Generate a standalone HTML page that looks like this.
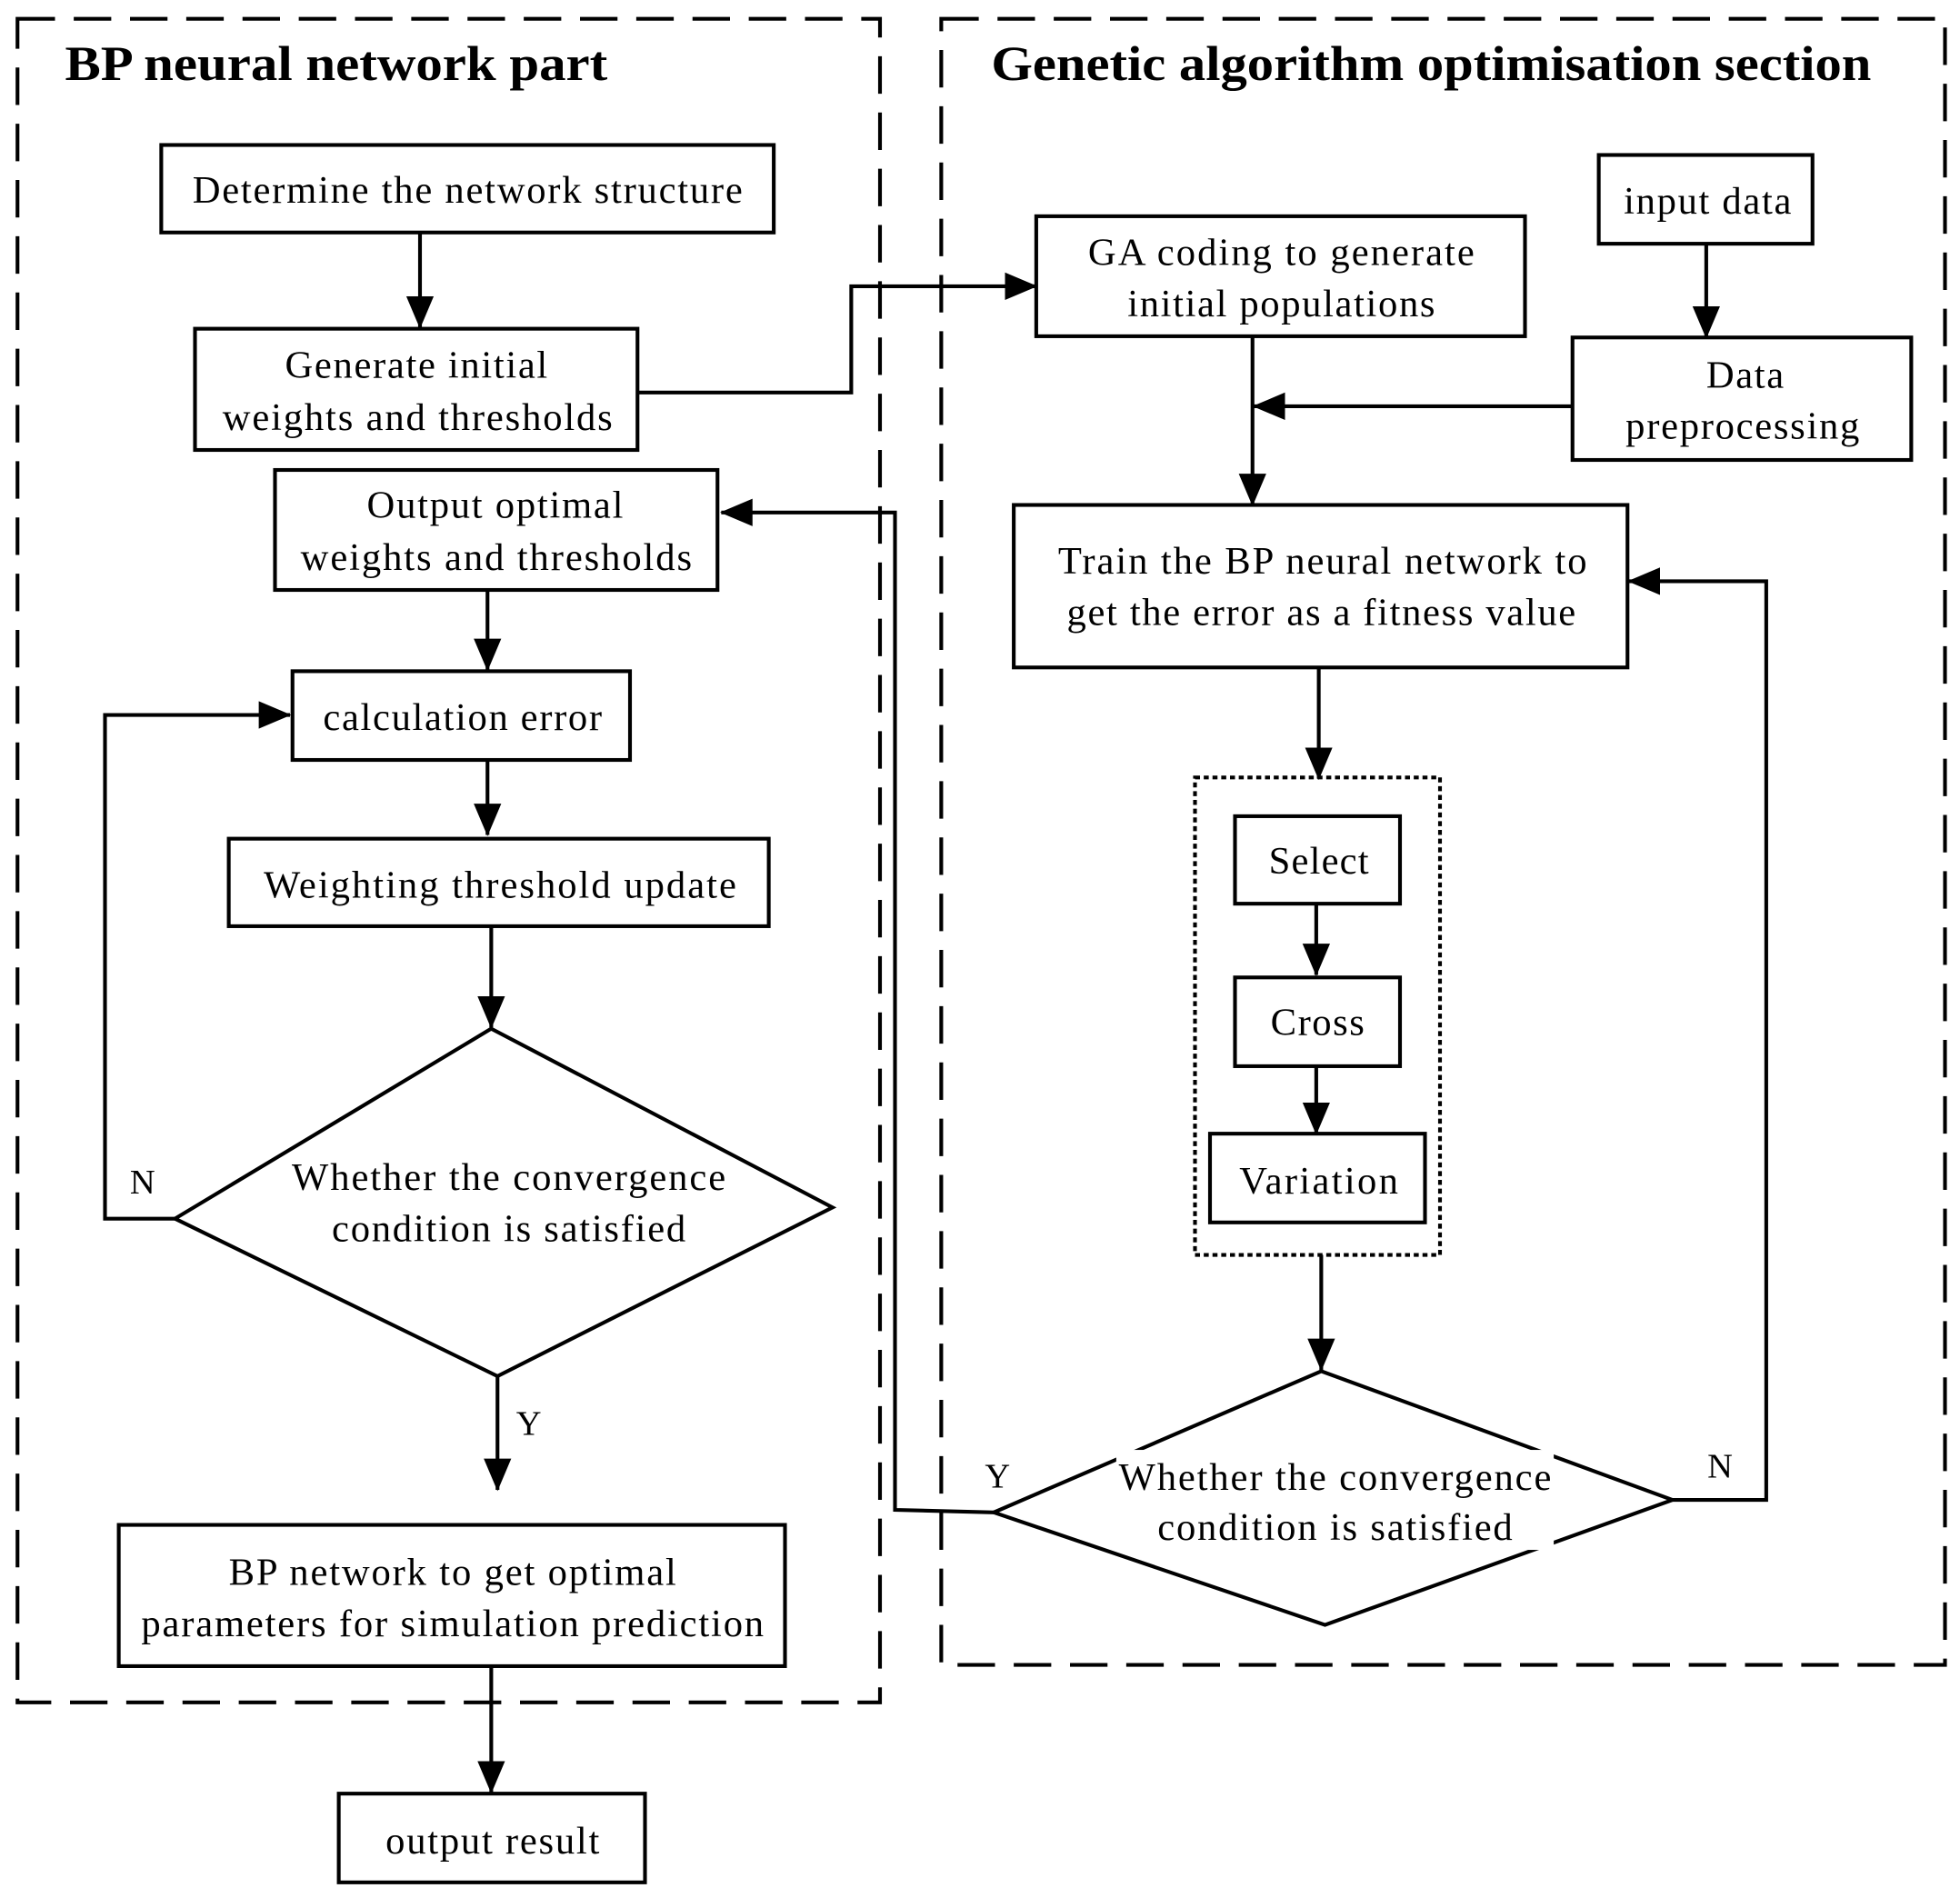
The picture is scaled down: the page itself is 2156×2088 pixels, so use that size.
<!DOCTYPE html>
<html><head><meta charset="utf-8"><style>
html,body{margin:0;padding:0;background:#fff;}
svg{display:block;}
text{font-family:"Liberation Serif",serif;font-size:31px;fill:#000;text-anchor:middle;}
</style></head><body>
<svg width="2156" height="2088" viewBox="0 0 1568 1518.5" preserveAspectRatio="none" xmlns="http://www.w3.org/2000/svg">
<defs>
<marker id="b" markerWidth="26" markerHeight="26" refX="25" refY="13" orient="auto" markerUnits="userSpaceOnUse" viewBox="0 0 26 26"><path d="M0,2 L26,13 L0,24 z" fill="#000"/></marker></defs>
<g fill="none" stroke="#000" stroke-width="3">
<rect x="14" y="15" width="690" height="1347" stroke-dasharray="30,15"/>
<rect x="753" y="15" width="803" height="1317" stroke-dasharray="30,15"/>
<rect x="956" y="622" width="196" height="382" stroke-dasharray="4,3"/>
<rect x="129" y="116" width="490" height="70"/>
<rect x="156" y="263" width="354" height="97"/>
<rect x="829" y="173" width="391" height="96"/>
<rect x="1279" y="124" width="171" height="71"/>
<rect x="1258" y="270" width="271" height="98"/>
<rect x="811" y="404" width="491" height="130"/>
<rect x="988" y="653" width="132" height="70"/>
<rect x="988" y="782" width="132" height="71"/>
<rect x="968" y="907" width="172" height="71"/>
<rect x="220" y="376" width="354" height="96"/>
<rect x="234" y="537" width="270" height="71"/>
<rect x="183" y="671" width="432" height="70"/>
<rect x="95" y="1220" width="533" height="113"/>
<rect x="271" y="1435" width="245" height="71"/>
<path d="M393,823 L666,966 L398,1101 L140,975 Z"/>
<path d="M1057,1097 L1338,1200 L1060,1300 L795,1210 Z"/>
</g>
<g fill="none" stroke="#000" stroke-width="3" marker-end="url(#b)">
<path d="M336,186 V262"/>
<path d="M510,314 H681 V229 H829"/>
<path d="M1365,195 V270"/>
<path d="M1258,325 H1003"/>
<path d="M1002,269 V404"/>
<path d="M1055,534 V623"/>
<path d="M1053,723 V780"/>
<path d="M1053,853 V907"/>
<path d="M1057,1004 V1096"/>
<path d="M1338,1200 H1413 V465 H1303"/>
<path d="M795,1210 L716,1208 V410 H577"/>
<path d="M390,472 V536"/>
<path d="M390,608 V668"/>
<path d="M393,741 V822"/>
<path d="M140,975 H84 V572 H232"/>
<path d="M398,1101 V1192"/>
<path d="M393,1333 V1434"/>
</g>
<text x="52" y="64" textLength="434" lengthAdjust="spacingAndGlyphs" style="text-anchor:start;font-weight:bold;font-size:39px">BP neural network part</text>
<text x="793" y="64" textLength="704" lengthAdjust="spacingAndGlyphs" style="text-anchor:start;font-weight:bold;font-size:39px">Genetic algorithm optimisation section</text>
<text x="374" y="162" textLength="440">Determine the network structure</text>
<text x="333" y="302" textLength="210">Generate initial</text>
<text x="334" y="344" textLength="312">weights and thresholds</text>
<text x="1025" y="212" textLength="309">GA coding to generate</text>
<text x="1025" y="253" textLength="246">initial populations</text>
<text x="1366" y="171" textLength="134">input data</text>
<text x="1396" y="310" textLength="62">Data</text>
<text x="1394" y="351" textLength="187">preprocessing</text>
<text x="1058" y="459" textLength="423">Train the BP neural network to</text>
<text x="1057" y="500" textLength="407">get the error as a fitness value</text>
<text x="1055" y="699" textLength="80">Select</text>
<text x="1054" y="828" textLength="75">Cross</text>
<text x="1055" y="955" textLength="127">Variation</text>
<rect x="893" y="1160" width="350" height="80" fill="#fff"/>
<text x="1068" y="1192" textLength="346">Whether the convergence</text>
<text x="1068" y="1232" textLength="284">condition is satisfied</text>
<text x="1376" y="1182" style="font-size:28px">N</text>
<text x="798" y="1190" style="font-size:28px">Y</text>
<text x="396" y="414" textLength="205">Output optimal</text>
<text x="397" y="456" textLength="313">weights and thresholds</text>
<text x="370" y="584" textLength="223">calculation error</text>
<text x="400" y="718" textLength="378">Weighting threshold update</text>
<text x="407" y="952" textLength="347">Whether the convergence</text>
<text x="407" y="993" textLength="283">condition is satisfied</text>
<text x="114" y="955" style="font-size:28px">N</text>
<text x="423" y="1148" style="font-size:28px">Y</text>
<text x="362" y="1268" textLength="358">BP network to get optimal</text>
<text x="362" y="1309" textLength="498">parameters for simulation prediction</text>
<text x="394" y="1483" textLength="171">output result</text>
</svg>
</body></html>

**TASK REQUIREMENTS**: Write out the whole listing exactly, and drop the pictures.

**EXERCISE SOLUTION**:
Generate a standalone HTML page that looks like this.
The picture is scaled down: the page itself is 2156×2088 pixels, so use that size.
<!DOCTYPE html>
<html><head><meta charset="utf-8"><style>
html,body{margin:0;padding:0;background:#fff;}
svg{display:block;}
text{font-family:"Liberation Serif",serif;font-size:31px;fill:#000;text-anchor:middle;}
</style></head><body>
<svg width="2156" height="2088" viewBox="0 0 1568 1518.5" preserveAspectRatio="none" xmlns="http://www.w3.org/2000/svg">
<defs>
<marker id="b" markerWidth="26" markerHeight="26" refX="25" refY="13" orient="auto" markerUnits="userSpaceOnUse" viewBox="0 0 26 26"><path d="M0,2 L26,13 L0,24 z" fill="#000"/></marker></defs>
<g fill="none" stroke="#000" stroke-width="3">
<rect x="14" y="15" width="690" height="1347" stroke-dasharray="30,15"/>
<rect x="753" y="15" width="803" height="1317" stroke-dasharray="30,15"/>
<rect x="956" y="622" width="196" height="382" stroke-dasharray="4,3"/>
<rect x="129" y="116" width="490" height="70"/>
<rect x="156" y="263" width="354" height="97"/>
<rect x="829" y="173" width="391" height="96"/>
<rect x="1279" y="124" width="171" height="71"/>
<rect x="1258" y="270" width="271" height="98"/>
<rect x="811" y="404" width="491" height="130"/>
<rect x="988" y="653" width="132" height="70"/>
<rect x="988" y="782" width="132" height="71"/>
<rect x="968" y="907" width="172" height="71"/>
<rect x="220" y="376" width="354" height="96"/>
<rect x="234" y="537" width="270" height="71"/>
<rect x="183" y="671" width="432" height="70"/>
<rect x="95" y="1220" width="533" height="113"/>
<rect x="271" y="1435" width="245" height="71"/>
<path d="M393,823 L666,966 L398,1101 L140,975 Z"/>
<path d="M1057,1097 L1338,1200 L1060,1300 L795,1210 Z"/>
</g>
<g fill="none" stroke="#000" stroke-width="3" marker-end="url(#b)">
<path d="M336,186 V262"/>
<path d="M510,314 H681 V229 H829"/>
<path d="M1365,195 V270"/>
<path d="M1258,325 H1003"/>
<path d="M1002,269 V404"/>
<path d="M1055,534 V623"/>
<path d="M1053,723 V780"/>
<path d="M1053,853 V907"/>
<path d="M1057,1004 V1096"/>
<path d="M1338,1200 H1413 V465 H1303"/>
<path d="M795,1210 L716,1208 V410 H577"/>
<path d="M390,472 V536"/>
<path d="M390,608 V668"/>
<path d="M393,741 V822"/>
<path d="M140,975 H84 V572 H232"/>
<path d="M398,1101 V1192"/>
<path d="M393,1333 V1434"/>
</g>
<text x="52" y="64" textLength="434" lengthAdjust="spacingAndGlyphs" style="text-anchor:start;font-weight:bold;font-size:39px">BP neural network part</text>
<text x="793" y="64" textLength="704" lengthAdjust="spacingAndGlyphs" style="text-anchor:start;font-weight:bold;font-size:39px">Genetic algorithm optimisation section</text>
<text x="374" y="162" textLength="440">Determine the network structure</text>
<text x="333" y="302" textLength="210">Generate initial</text>
<text x="334" y="344" textLength="312">weights and thresholds</text>
<text x="1025" y="212" textLength="309">GA coding to generate</text>
<text x="1025" y="253" textLength="246">initial populations</text>
<text x="1366" y="171" textLength="134">input data</text>
<text x="1396" y="310" textLength="62">Data</text>
<text x="1394" y="351" textLength="187">preprocessing</text>
<text x="1058" y="459" textLength="423">Train the BP neural network to</text>
<text x="1057" y="500" textLength="407">get the error as a fitness value</text>
<text x="1055" y="699" textLength="80">Select</text>
<text x="1054" y="828" textLength="75">Cross</text>
<text x="1055" y="955" textLength="127">Variation</text>
<rect x="893" y="1160" width="350" height="80" fill="#fff"/>
<text x="1068" y="1192" textLength="346">Whether the convergence</text>
<text x="1068" y="1232" textLength="284">condition is satisfied</text>
<text x="1376" y="1182" style="font-size:28px">N</text>
<text x="798" y="1190" style="font-size:28px">Y</text>
<text x="396" y="414" textLength="205">Output optimal</text>
<text x="397" y="456" textLength="313">weights and thresholds</text>
<text x="370" y="584" textLength="223">calculation error</text>
<text x="400" y="718" textLength="378">Weighting threshold update</text>
<text x="407" y="952" textLength="347">Whether the convergence</text>
<text x="407" y="993" textLength="283">condition is satisfied</text>
<text x="114" y="955" style="font-size:28px">N</text>
<text x="423" y="1148" style="font-size:28px">Y</text>
<text x="362" y="1268" textLength="358">BP network to get optimal</text>
<text x="362" y="1309" textLength="498">parameters for simulation prediction</text>
<text x="394" y="1483" textLength="171">output result</text>
</svg>
</body></html>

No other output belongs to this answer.